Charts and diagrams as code
▼▼▼
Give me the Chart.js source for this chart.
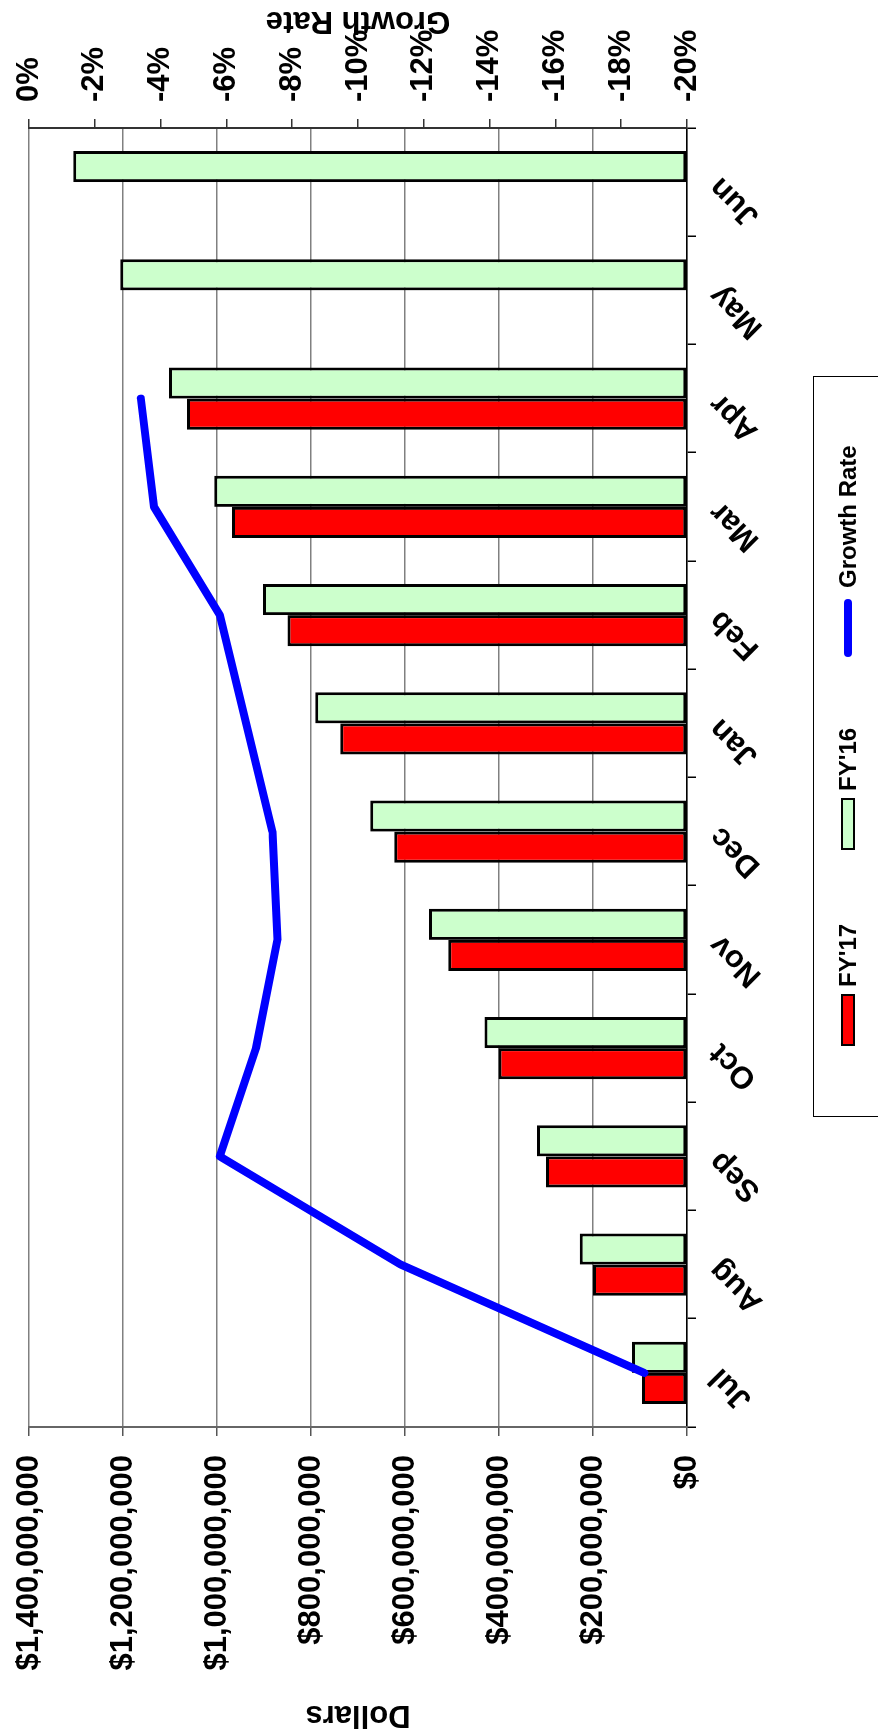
<!DOCTYPE html>
<html>
<head>
<meta charset="utf-8">
<script src="https://cdn.jsdelivr.net/npm/chart.js@4.4.1/dist/chart.umd.min.js"></script>
<style>
html, body { margin: 0; padding: 0; background: #fff; overflow: hidden; width: 878px; height: 1733px; }
/* chart is drawn landscape, then turned a quarter turn left to fit the tall page */
#wrap { position: absolute; left: 0; top: 0; width: 1733px; height: 878px;
        transform-origin: 0 0; transform: translateY(1733px) rotate(-90deg);
        font-family: 'Liberation Sans', Arial, sans-serif; }
#legend { position: absolute; left: 616px; top: 813px; width: 741px; height: 100px;
          border: 1.5px solid #000; box-sizing: border-box; }
.item { position: absolute; top: 20px; height: 28px; display: flex; align-items: center;
        font-weight: bold; font-size: 24px; color: #000; white-space: nowrap; }
.box { width: 52px; height: 14px; border: 2px solid #000; box-sizing: border-box; margin-right: 7px; }
.line { width: 58px; height: 8px; border-radius: 4px; margin-right: 11px; }
</style>
</head>
<body>
<div id="wrap">
  <canvas id="myChart" width="1733" height="878"></canvas>
  <div id="legend"></div>
</div>
<script>
const months = ['Jul', 'Aug', 'Sep', 'Oct', 'Nov', 'Dec', 'Jan', 'Feb', 'Mar', 'Apr', 'May', 'Jun'];
// cumulative dollars, in millions
const fy17 = [96, 200, 300, 401, 508, 623, 738, 850, 968, 1064, null, null];
const fy16 = [117, 228, 319, 431, 549, 674, 791, 902, 1006, 1102, 1206, 1306];
// growth rate, percent
const growth = [-18.7, -11.3, -5.8, -6.9, -7.55, -7.4, -6.6, -5.8, -3.8, -3.4, null, null];

const seriesNames = ["FY'17", "FY'16", 'Growth Rate'];
const seriesColors = ['#FF0000', '#CCFFCC', '#0000FF'];

const FONT = "'Liberation Sans', Arial, sans-serif";
Chart.defaults.font.family = FONT;
Chart.defaults.font.weight = 'bold';
Chart.defaults.color = '#000';

// Chart.js turns a right axis title the other way, so this one is drawn by hand
const rightTitle = {
    id: 'rightTitle',
    afterDraw(chart) {
        const ctx = chart.ctx;
        const a = chart.chartArea;
        ctx.save();
        ctx.translate(chart.scales.y1.right - 21, (a.top + a.bottom) / 2);
        ctx.rotate(-Math.PI / 2);
        ctx.font = "bold 31px " + FONT;
        ctx.fillStyle = '#000';
        ctx.textAlign = 'center';
        ctx.textBaseline = 'middle';
        ctx.fillText(seriesNames[2], 0, 0);
        ctx.restore();
    }
};

// fixed axis sizes so the plot sits where it does in the original
const fixWidth = (w) => (scale) => { scale.width = w; scale.paddingTop = 0; scale.paddingBottom = 0; };

let ctx = document.getElementById('myChart').getContext('2d');
let myChart = new Chart(ctx, {
    type: 'bar',
    data: {
        labels: months,
        datasets: [
            {
                type: 'line', label: seriesNames[2], data: growth, yAxisID: 'y1', order: 0,
                borderColor: seriesColors[2], borderWidth: 8, pointRadius: 0, tension: 0,
                borderCapStyle: 'round', borderJoinStyle: 'round', fill: false
            },
            {
                label: seriesNames[0], data: fy17, yAxisID: 'y', order: 1,
                backgroundColor: seriesColors[0], borderColor: '#000', borderWidth: 3, borderSkipped: false,
                barPercentage: 1, categoryPercentage: 0.575
            },
            {
                label: seriesNames[1], data: fy16, yAxisID: 'y', order: 1,
                backgroundColor: seriesColors[1], borderColor: '#000', borderWidth: 3, borderSkipped: false,
                barPercentage: 1, categoryPercentage: 0.575
            }
        ]
    },
    options: {
        responsive: false,
        animation: false,
        layout: { padding: { top: 29, left: 0, right: 0, bottom: 0 } },
        plugins: { legend: { display: false }, tooltip: { enabled: false } },
        scales: {
            x: {
                grid: { offset: true, drawOnChartArea: false, tickLength: 9, color: '#000', lineWidth: 1.5 },
                border: { color: '#000', width: 1.5 },
                ticks: { font: { size: 31, weight: 'bold' }, minRotation: 45, maxRotation: 45, autoSkip: false, padding: 6 },
                afterFit: (scale) => { scale.height = 191; scale.paddingLeft = 0; scale.paddingRight = 0; }
            },
            y: {
                position: 'left', min: 0, max: 1400,
                grid: { color: '#808080', lineWidth: 1.5, tickLength: 9, tickColor: '#555' },
                border: { color: '#666', width: 2 },
                ticks: {
                    stepSize: 200, padding: 19, font: { size: 31, weight: 'bold' },
                    callback: (v) => '$' + (v * 1000000).toLocaleString('en-US')
                },
                title: { display: true, text: 'Dollars', font: { size: 31, weight: 'bold' }, padding: 0 },
                afterFit: fixWidth(306)
            },
            y1: {
                position: 'right', min: -20, max: 0,
                grid: { drawOnChartArea: false, tickLength: 9, color: '#333', lineWidth: 1.5 },
                border: { color: '#333', width: 2 },
                ticks: {
                    stepSize: 2, padding: 17, font: { size: 31, weight: 'bold' },
                    callback: (v) => Math.round(v) + '%'
                },
                afterFit: fixWidth(128)
            }
        }
    },
    plugins: [rightTitle]
});

// legend box, laid out like the original
const legend = document.getElementById('legend');
const legendLeft = [70, 266, 459];
seriesNames.forEach((name, i) => {
    const item = document.createElement('div');
    item.className = 'item';
    item.style.left = legendLeft[i] + 'px';
    const mark = document.createElement('span');
    if (i < 2) {
        mark.className = 'box';
    } else {
        mark.className = 'line';
    }
    mark.style.background = seriesColors[i];
    item.appendChild(mark);
    item.appendChild(document.createTextNode(name));
    legend.appendChild(item);
});
</script>
</body>
</html>
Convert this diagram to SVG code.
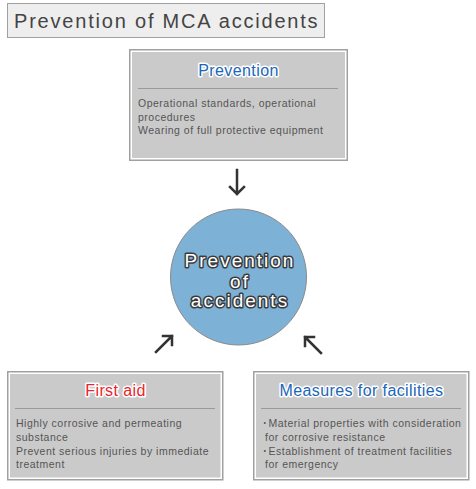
<svg xmlns="http://www.w3.org/2000/svg" width="476" height="489" viewBox="0 0 476 489">
<style>
.box-outer{fill:#ffffff;stroke:#a0a0a0;stroke-width:1.5}
.box-inner{fill:#cacaca}
.sep{stroke:#9a9a9a;stroke-width:1}
.head{font-family:"Liberation Sans",Arial,sans-serif;font-size:16px;letter-spacing:0.4px;text-anchor:middle;stroke:#ffffff;stroke-width:3;stroke-linejoin:round;paint-order:stroke}
.body{font-family:"Liberation Sans",Arial,sans-serif;font-size:10.5px;fill:#555555;letter-spacing:0.5px}
.arrow{fill:none;stroke:#333333;stroke-width:2.5;stroke-linecap:square}
.ctext{font-family:"Liberation Sans",Arial,sans-serif;font-size:19px;fill:#ffffff;stroke:#3a3a3a;stroke-width:3;stroke-linejoin:round;paint-order:stroke;text-anchor:middle;letter-spacing:2px}
</style>
<rect width="476" height="489" fill="#ffffff"/>
<g id="title">
<rect x="7.5" y="3.5" width="317" height="34" fill="#eeeeee" stroke="#a0a0a0" stroke-width="1"/>
<text x="14" y="28" font-family="Liberation Sans, Arial, sans-serif" font-size="20" fill="#444444" letter-spacing="1.8">Prevention of MCA accidents</text>
</g>
<g id="prevention">
<rect class="box-outer" x="129.75" y="49.75" width="217.5" height="110.5"/>
<rect class="box-inner" x="132" y="52" width="213" height="106"/>
<text class="head" x="238.5" y="76" fill="#1a66b8">Prevention</text>
<line class="sep" x1="138" y1="88.5" x2="338" y2="88.5"/>
<text class="body" x="138" y="107">Operational standards, operational</text>
<text class="body" x="138" y="120.5">procedures</text>
<text class="body" x="138" y="134">Wearing of full protective equipment</text>
</g>
<g id="accidents">
<circle cx="238.5" cy="277" r="68" fill="#7db1d6" stroke="#8a8a8a" stroke-width="1"/>
<text class="ctext" x="240" y="267">Prevention</text>
<text class="ctext" x="240" y="288">of</text>
<text class="ctext" x="240" y="307">accidents</text>
</g>
<g id="first-aid">
<rect class="box-outer" x="7.75" y="371.75" width="215" height="108"/>
<rect class="box-inner" x="10" y="374" width="210.5" height="103.5"/>
<text class="head" x="115.5" y="396" fill="#e8242c">First aid</text>
<line class="sep" x1="15" y1="408.5" x2="215" y2="408.5"/>
<text class="body" x="16" y="427">Highly corrosive and permeating</text>
<text class="body" x="16" y="441">substance</text>
<text class="body" x="16" y="454.5">Prevent serious injuries by immediate</text>
<text class="body" x="16" y="468">treatment</text>
</g>
<g id="facilities">
<rect class="box-outer" x="253.75" y="371.75" width="215" height="108"/>
<rect class="box-inner" x="256" y="374" width="210.5" height="103.5"/>
<text class="head" x="361.5" y="396" fill="#1a66b8">Measures for facilities</text>
<line class="sep" x1="261" y1="408.5" x2="461" y2="408.5"/>
<text class="body" x="262" y="427">･Material properties with consideration</text>
<text class="body" x="265" y="441">for corrosive resistance</text>
<text class="body" x="262" y="454.5">･Establishment of treatment facilities</text>
<text class="body" x="265" y="468">for emergency</text>
</g>
<g id="connectors">
<path class="arrow" d="M237 170 V194 M230 187 L237 194 L244 187"/>
<path class="arrow" d="M156 352 L172 336 M163 336 L172 336 L172 345"/>
<path class="arrow" d="M321 353 L305 337 M314 337 L305 337 L305 346"/>
</g>
</svg>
▲▲▲
• _Exercise_
Reply with nothing but a number: how many lines of the entries above contain the string "this"?

• _Solution_
3